Omit all pictures and transcribe only the lines in the entries below that run from the line with "Write a Python" through the line with "import plotly.graph_objects as go".
Data for processing start
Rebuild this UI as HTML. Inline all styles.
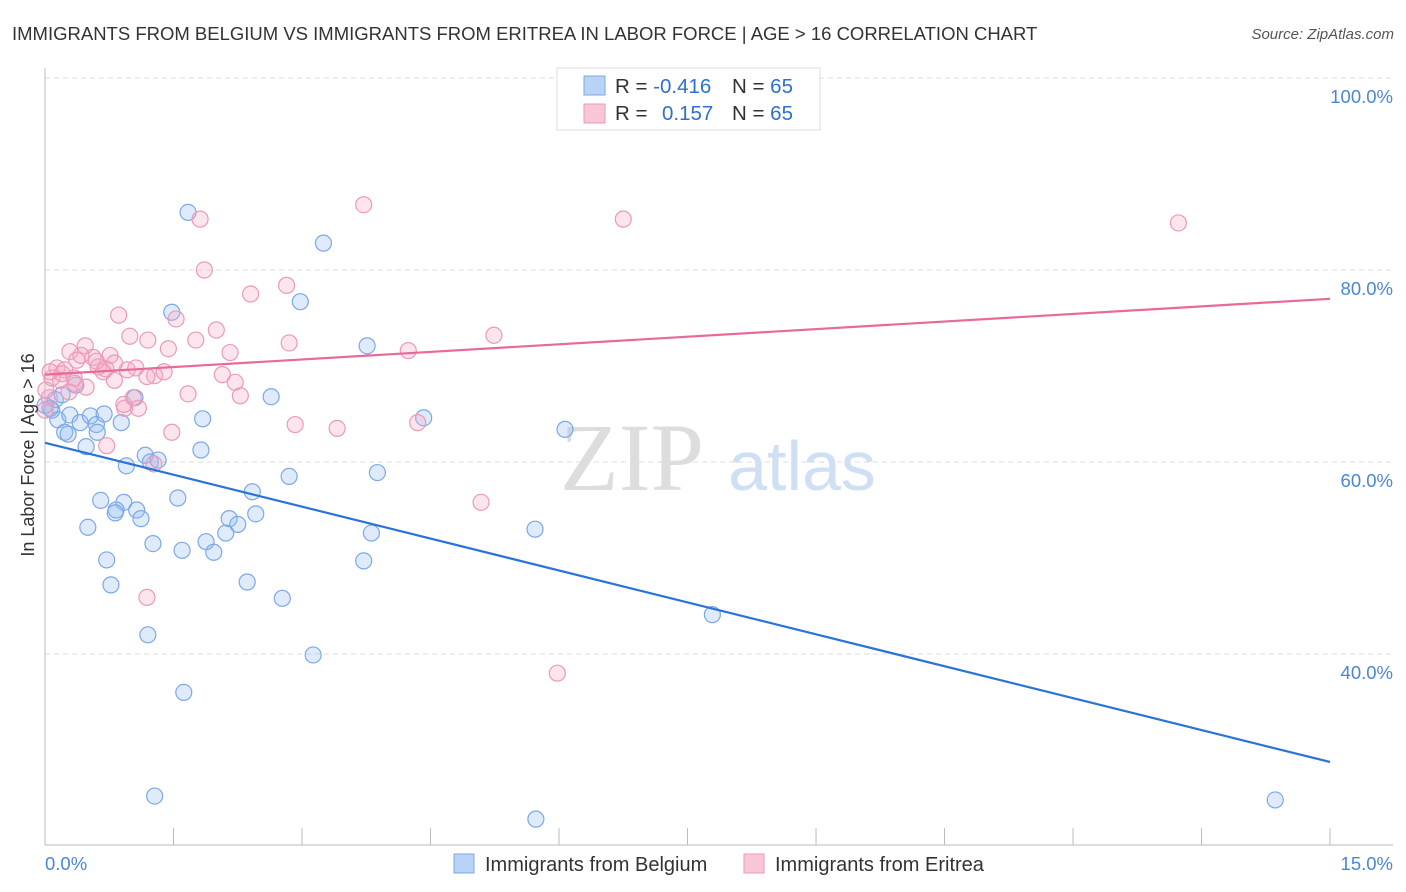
<!DOCTYPE html>
<html><head><meta charset="utf-8"><style>
body{margin:0;background:#fff;font-family:"Liberation Sans",sans-serif;}
svg{display:block}
</style></head><body>
<svg id="chart" width="1406" height="892" xmlns="http://www.w3.org/2000/svg">
<text x="12" y="40" font-size="18.5" fill="#333">IMMIGRANTS FROM BELGIUM VS IMMIGRANTS FROM ERITREA IN LABOR FORCE | AGE &gt; 16 CORRELATION CHART</text>
<text x="1394" y="39" font-size="15" fill="#555" font-style="italic" text-anchor="end">Source: ZipAtlas.com</text>
<g id="grid"></g>
<g><text x="632" y="490" font-size="96" font-family="Liberation Serif,serif" fill="#ddd" text-anchor="middle">ZIP</text><text x="802" y="490" font-size="70" fill="#cfe0f5" text-anchor="middle">atlas</text></g>
<g id="axes"></g>
<g id="pts"></g>
<g id="trend"></g>
<g>
<rect x="557" y="68" width="263" height="62" fill="#fff" stroke="#ddd"/>
<rect x="584" y="76" width="21" height="19" fill="#b8d3f5" stroke="#7aa9e6"/>
<rect x="584" y="104" width="21" height="19" fill="#f9c6d6" stroke="#eb9ab8"/>
<text x="615" y="93" font-size="20.5" fill="#333">R = <tspan fill="#2f6fd0">-0.416</tspan></text>
<text x="732" y="93" font-size="20.5" fill="#333">N = <tspan fill="#2f6fd0">65</tspan></text>
<text x="615" y="120" font-size="20.5" fill="#333">R = </text><text x="662" y="120" font-size="20.5" fill="#2f6fd0">0.157</text>
<text x="732" y="120" font-size="20.5" fill="#333">N = <tspan fill="#2f6fd0">65</tspan></text>
</g>
<g>
<rect x="454" y="854" width="20" height="19" fill="#b8d3f5" stroke="#7aa9e6"/>
<text x="485" y="871" font-size="20" fill="#333">Immigrants from Belgium</text>
<rect x="744" y="854" width="20" height="19" fill="#f9c6d6" stroke="#eb9ab8"/>
<text x="775" y="871" font-size="20" fill="#333">Immigrants from Eritrea</text>
</g>
<text transform="translate(34,455) rotate(-90)" font-size="18" fill="#333" text-anchor="middle">In Labor Force | Age &gt; 16</text>
</svg>
<script>
const belgiumX=[1.67,3.25,1.48,2.98,3.76,2.64,1.84,4.42,6.07,0.12,0.08,0.15,0.29,0.23,0.27,0.41,0.53,0.60,0.61,0.69,0.89,1.05,0.36,0.48,1.17,1.23,1.32,1.82,0.95,2.85,3.88,1.55,2.42,0.65,0.92,0.83,0.82,1.07,1.12,0.50,2.15,2.46,2.25,2.11,1.26,1.60,1.88,1.97,3.81,5.72,0.72,3.72,0.77,2.36,2.77,1.20,7.79,3.13,1.62,1.28,5.73,14.36,0.06,0.20,0.0];
const belgiumY=[86.0,82.8,75.6,76.7,72.1,66.8,64.5,64.6,63.4,66.5,65.4,64.4,64.9,63.1,62.9,64.1,64.8,63.9,63.1,65.0,64.1,66.7,68.0,61.6,60.7,60.0,60.2,61.25,59.6,58.5,58.9,56.25,56.9,56.0,55.8,55.0,54.7,55.0,54.1,53.2,54.1,54.6,53.5,52.6,51.5,50.8,51.7,50.6,52.6,53.0,49.8,49.7,47.2,47.5,45.8,42.0,44.1,39.9,36.0,25.2,22.8,24.8,65.6,67.0,65.9];
const eritreaX=[3.72,6.75,13.23,1.81,1.86,2.40,2.82,0.86,1.53,0.99,1.20,2.0,1.76,2.85,5.24,1.44,2.16,4.24,0.29,0.47,0.56,0.76,0.37,0.14,0.23,0.62,0.68,0.96,1.06,1.28,1.39,1.19,0.81,2.22,0.48,0.18,0.08,0.35,0.06,2.07,2.28,1.67,0.93,1.09,1.03,0.92,2.92,3.41,4.35,1.48,0.72,1.27,5.09,1.19,5.98,0.05,0.20,0.42,0.60,0.81,0.34,0.01,0.28,0.0,0.71];
const eritreaY=[86.8,85.3,84.9,85.3,80.0,77.5,78.4,75.3,74.9,73.1,72.7,73.75,72.7,72.4,73.2,71.8,71.4,71.6,71.5,72.1,70.9,71.1,70.6,69.8,69.6,69.9,69.4,69.6,69.8,69.0,69.4,68.9,68.5,68.3,67.8,68.5,68.75,68.2,69.4,69.1,66.9,67.1,65.6,65.6,66.7,66.0,63.9,63.5,64.1,63.1,61.7,59.8,55.8,45.9,38.0,66.7,69.2,71.1,70.5,70.3,68.75,67.5,67.3,65.4,69.7];
const belgiumTrend=[62.0,28.75];
const eritreaTrend=[69.1,77.0];
const yTicks=[40,60,80,100];
const yTickLabels=["40.0%","60.0%","80.0%","100.0%"];
const xTicks=[0,1.5,3,4.5,6,7.5,9,10.5,12,13.5,15];

const NS="http://www.w3.org/2000/svg";
const sx=v=>45+v*85.67;
const sy=v=>78+(100-v)*9.6;
function mk(tag,attrs,parent){const e=document.createElementNS(NS,tag);for(const k in attrs)e.setAttribute(k,attrs[k]);parent.appendChild(e);return e;}
const grid=document.getElementById('grid'),axes=document.getElementById('axes'),pts=document.getElementById('pts'),trend=document.getElementById('trend');
yTicks.forEach((t,i)=>{
  const l=mk('line',{x1:45,x2:1393,y1:sy(t),y2:sy(t),stroke:'#ddd','stroke-dasharray':'5,4'},grid);
  
  
  const tx=mk('text',{x:1393,y:sy(t)+25,'font-size':18.5,fill:'#4a86d8','text-anchor':'end'},axes);
  tx.textContent=yTickLabels[i];
  
  
});
mk('line',{x1:45,x2:1393,y1:845,y2:845,stroke:'#bbb'},axes);
mk('line',{x1:45,x2:45,y1:68,y2:845,stroke:'#bbb'},axes);
xTicks.forEach(t=>{
  const l=mk('line',{x1:sx(t),x2:sx(t),y1:828,y2:845,stroke:'#bbb'},axes);
  
  
});
const xl=mk('text',{x:45,y:870,'font-size':18.5,fill:'#4a86d8'},axes);xl.textContent='0.0%';


const xr=mk('text',{x:1393,y:870,'font-size':18.5,fill:'#4a86d8','text-anchor':'end'},axes);xr.textContent='15.0%';


function series(X,Y,fill,stroke,name){
  X.forEach((x,i)=>{
    const c=mk('circle',{cx:sx(x),cy:sy(Y[i]),r:8,fill:fill,stroke:stroke,'stroke-width':1.2},pts);
    
    
  });
}
series(belgiumX,belgiumY,'rgba(150,190,240,0.3)','#7aa9e6','belgium');
series(eritreaX,eritreaY,'rgba(245,170,195,0.3)','#eb9ab8','eritrea');
const tb=mk('line',{x1:sx(0),y1:sy(belgiumTrend[0]),x2:sx(15),y2:sy(belgiumTrend[1]),stroke:'#2a74d8','stroke-width':2.2},trend);


const te=mk('line',{x1:sx(0),y1:sy(eritreaTrend[0]),x2:sx(15),y2:sy(eritreaTrend[1]),stroke:'#e8699a','stroke-width':2.2},trend);


</script>
</body></html>
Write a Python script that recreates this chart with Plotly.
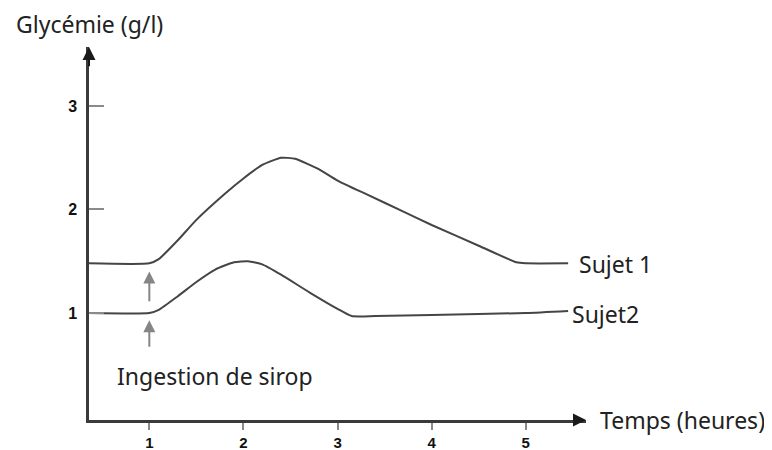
import plotly.graph_objects as go

# Data
s1_x = [0.359, 1.0, 1.1, 1.3, 1.5, 1.8, 2.0, 2.2, 2.4, 2.55, 2.8, 3.0, 3.3, 3.7, 4.0, 4.5, 4.9, 5.0, 5.45]
s1_y = [1.48, 1.48, 1.52, 1.7, 1.9, 2.15, 2.3, 2.43, 2.5, 2.49, 2.39, 2.28, 2.15, 1.98, 1.85, 1.65, 1.49, 1.48, 1.48]
s2_x = [0.359, 1.0, 1.1, 1.3, 1.5, 1.7, 1.9, 2.05, 2.2, 2.4, 2.7, 3.0, 3.15, 3.4, 4.0, 5.0, 5.45]
s2_y = [1.0, 1.0, 1.03, 1.16, 1.3, 1.42, 1.49, 1.5, 1.47, 1.37, 1.2, 1.04, 0.97, 0.97, 0.98, 1.0, 1.02]
x_ticks = [1, 2, 3, 4, 5]
y_ticks = [1, 2, 3]
series_names = ["Sujet 1", "Sujet2"]

X0, X1 = 0.359, 5.64
Y0, Y1 = -0.034, 3.57

fig = go.Figure()
line_style = dict(color="#454545", width=2, shape="spline", smoothing=0.5)
fig.add_trace(go.Scatter(x=s1_x, y=s1_y, mode="lines", line=line_style, name=series_names[0], cliponaxis=False))
fig.add_trace(go.Scatter(x=s2_x, y=s2_y, mode="lines", line=line_style, name=series_names[1], cliponaxis=False))

font_main = "Noto Sans"
tf = dict(family=font_main, size=23, color="#222")
ann = []
# axis arrowheads
ann.append(dict(x=X1, y=Y0, ax=X1 - 0.15, ay=Y0, xref="x", yref="y", axref="x", ayref="y",
                showarrow=True, arrowhead=2, arrowsize=1.3, arrowwidth=2, arrowcolor="#1a1a1a", text=""))
ann.append(dict(x=X0, y=Y1, ax=X0, ay=Y1 - 0.2, xref="x", yref="y", axref="x", ayref="y",
                showarrow=True, arrowhead=2, arrowsize=1.3, arrowwidth=2, arrowcolor="#1a1a1a", text=""))
# ingestion arrows
for (a, b) in [(0.66, 0.93), (1.10, 1.40)]:
    ann.append(dict(x=1, y=b, ax=1, ay=a, xref="x", yref="y", axref="x", ayref="y",
                    showarrow=True, arrowhead=2, arrowsize=1.2, arrowwidth=2, arrowcolor="#858585", text=""))
# texts
ann.append(dict(x=-0.150, y=1.063, xref="paper", yref="paper", xanchor="left", yanchor="middle",
                text="Glycémie (g/l)", showarrow=False, font=tf))
ann.append(dict(x=1.024, y=-0.0013, xref="paper", yref="paper", xanchor="left", yanchor="middle",
                text="Temps (heures)", showarrow=False, font=tf))
ann.append(dict(x=5.545, y=1.478, xref="x", yref="y", xanchor="left", yanchor="middle",
                text=series_names[0], showarrow=False, font=tf))
ann.append(dict(x=5.47, y=0.995, xref="x", yref="y", xanchor="left", yanchor="middle",
                text=series_names[1], showarrow=False, font=tf))
ann.append(dict(x=0.636, y=0.396, xref="x", yref="y", xanchor="left", yanchor="middle",
                text="Ingestion de sirop", showarrow=False, font=tf))

ytickfont = dict(family="Liberation Sans", size=16, color="#111", weight="bold")
xtickfont = dict(family="Liberation Sans", size=15, color="#111", weight="bold")
fig.update_layout(
    template="none",
    width=764, height=442,
    margin=dict(l=81, r=186, t=39, b=30, autoexpand=False),
    paper_bgcolor="white", plot_bgcolor="white",
    showlegend=False,
    annotations=ann,
    xaxis=dict(range=[X0, X1], showgrid=False, zeroline=False, showline=True, linecolor="#3a3a3a", linewidth=2.5,
               automargin=False, mirror=False,
               tickvals=x_ticks, ticktext=[str(v) for v in x_ticks], ticks="outside", ticklen=7, tickwidth=2,
               tickcolor="#8a8a8a", ticklabelstandoff=0, tickfont=xtickfont),
    yaxis=dict(range=[Y0, Y1], showgrid=False, zeroline=False, showline=True, linecolor="#3a3a3a", linewidth=2.5,
               automargin=False, mirror=False,
               tickvals=y_ticks, ticktext=[str(v) for v in y_ticks], ticks="inside", ticklen=15, tickwidth=2,
               tickcolor="#8a8a8a", ticklabelstandoff=6, tickfont=ytickfont),
)

fig.write_html("out.html")
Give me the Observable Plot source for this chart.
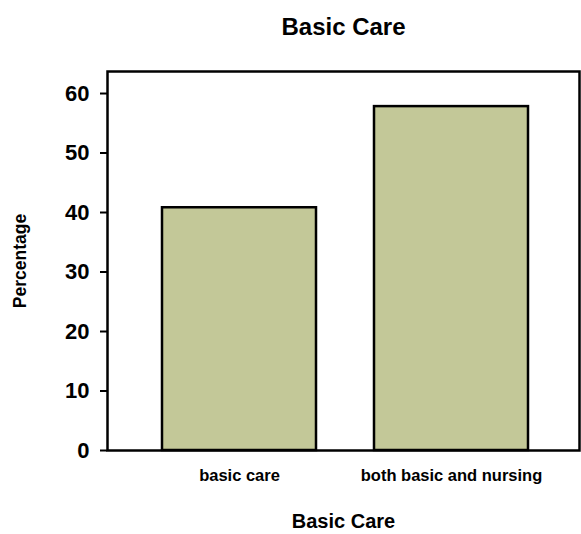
Data for processing end
▶ [The solution]:
Write a Python script that recreates this chart with Plotly.
import plotly.graph_objects as go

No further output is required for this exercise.